Reentry Posted on May 18th, 2012 by

At the beginning of our program, we were asked to write down goals for the semester abroad.  I  wrote “je voudrais m’installer en France pour que la France puisse s’installer en moi.”  This basically means “I want to install myself in France so that France may install itself in me.”  Feel free to laugh now (especially Alisa Rosenthal); that’s exactly what I did when I reread this later.  And yet, as eye-rollingly, face-palmingly cheesy as this goal was, it happened more than I could have predicted.

Not only did I become attached to people, places, and manners of the French lifestyle, but the lifestyle and thoughts and language became attached to me.  The first initial proof that I had gotten used to France came with the first food I purchased in the United States.  I was in the Chicago airport, having missed my 4:50 flight to Minneapolis.  I was getting hungry, and I had to wait until the next flight at 9:45.  So, I bought a yogurt parfait at Starbucks.  This was an act of the shockingly stupid variety.

In France, I enjoyed real, natural, thick and flavorful yogurt, and I had been warned that my taste in yogurt would be changed.  In the U.S., we kill our yogurt, and flavor it with syrup.  I took a bite of my yogurt in the Chicago airport, and a startled frown crossed my face.  It really did taste like thick, white, sugar-flavored water.

I also became accustomed to the way food was eaten in France.  But I wasn’t just used to eating in France enough that it felt natural.  I had become so used to it that coming back felt a little unnatural.  For my first real meal at home, people didn’t wait for everyone to have their food.  We just dug in one by one as we were ready.  Red lights exploded in my head warning of increasing levels of impoliteness, and I started to feel uncomfortable.  But in the United States at a regular meal, there’s nothing wrong with eating when you’re ready.

It’s not just the meals that feel different.  I have also absorbed French into my brain’s language-processing areas, leading to some occasional halting and looking for words.  I don’t think anyone notices, but it feels clunkier than it once did to drive my brain in English.

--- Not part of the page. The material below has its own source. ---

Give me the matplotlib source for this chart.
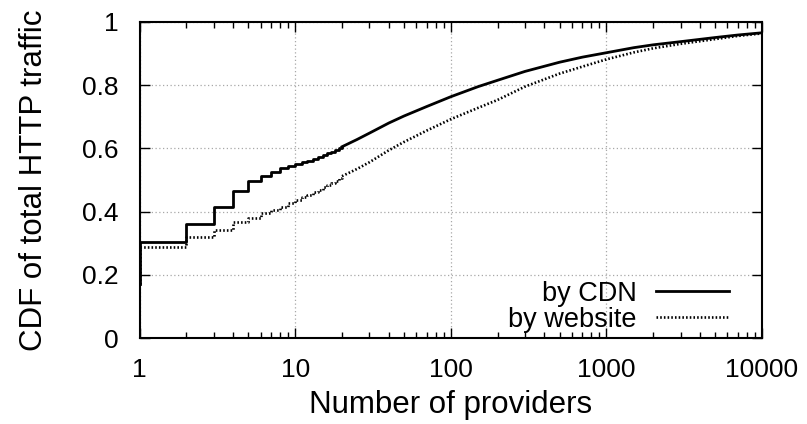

When I went over to my friend Ben’s house to see his family for a while, my brain stopped for a split second, analyzing whether I should address his parents with the formal Vous or the informal Tu form of you.  In French, this distinction is an important indicator of respect, hierarchy, and age differences.  And it’s not always completely clear what you should call someone, so when you’re speaking French, you start to reflexively ask yourself which to use before you address someone.

As this process kicked into gear in my mind, I’m sure no one noticed the split second furrow of my eyebrows.  But when I realized I was going to address them in English, my French inclinations felt oddly compressed:  I was squeezing everything that both Vous and Tu mean into a single word.  Once I had cleared this all up, I was still shocked that my brain had tried to analyze how to address Ben’s parents like this.  Their family has been something like an extension of my own since around 4th grade.  And yet, four months speaking French was enough to create new patterns in the way my mind analyzes relationships.  It was enough to reflexively wonder whether to address people formally or informally.

Later during the visit, I asked Ben’s mother if it would “derange” her if I looked something up on her ipod touch.  What I wanted to say was “would that bother you?” or “is that ok?” but the first word that came to mind was derange, because in French the word is more commonly used for casual questions like that.

Coming home is weird.  That is how I have been describing it to everyone so far because it is purposefully vague.  I don’t yet understand all of the ideas and habits my brain has absorbed, or what will shock me about my own country.  So, when I’m speaking to you, and I stop to ask “can you say that in English?”  I’m not trying to be pretentious and pretend that I speak French better than English.  Nor am I trying to sneakily redirect the conversation to talk about me and France.  There are honestly some things about my own language and culture that I have forgotten just as quickly as I have improved my understanding of the French language and culture.

Ok, so admittedly this is not in the Chicago airport. I was in no condition to think about picture taking at the time. However, this is now how I feel about yogurt in the United States.

 


2 Comments

  1. Jill says:

    Eric, what an amazing re-entry narrative you had put together! If you can fit it in your course schedule, please consider taking the Re-entry class here on campus (mondays, 2:30 – 4pm, taught by Patty English and me as a helper!)

    Welcome back…. I won’t say welcome ‘home’ as your sense of home may have changed???

  2. Eric Halvorson says:

    Thanks Jill! And you can say welcome home! I didn’t lose any homes over there, just gained one. (And I’ll think about it, but I’ve got a pretty busy year planned already.)